- 1 cup Old Fashioned Oats
- 1 medium Ripe Banana, about 7-inches long
- 1/4 cup Almond Butter
- 1/2 teaspoon Ground Cinnamon
- 2 tablespoons Butterscotch Chips
Adjust the cooking rack to the bottom position and preheat your toaster oven to 350°F.
Spread oats in a single layer on a quarter sheet pan and place in the toaster oven.
Cook oats until lightly toasted, about 8 to 10 minutes. Set pan aside to cool completely.
In a medium bowl, mash the banana until smooth. Stir in the almond butter and mix well. Add the cooled toasted oats, cinnamon, and butterscotch chip. Mix until combined.
Line a quarter sheet pan with a silicone baking mat. Use an ice cream scoop or two spoons to drop the mixture into 6 even mounds onto the pan.
Bake at 350°F until the tops are set and edges are golden about 14 to 15 minutes.
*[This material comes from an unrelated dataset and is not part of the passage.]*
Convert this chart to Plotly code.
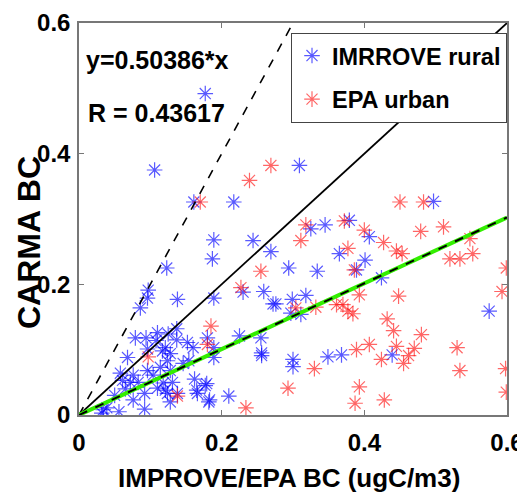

Cool cookies on pan for at least 5 minutes before devouring.
- The cookies will not spread during baking. If you want a perfect cookie shape, moisten your fingertips with water and gently flatten/shape the sticky dough mounds before baking.
- Freeze any leftover cookies. To reheat frozen cookies, place cookies on a pan lined with a silicone baking mat. Heat in your toaster oven at 325°F for 5 minutes or until warmed through.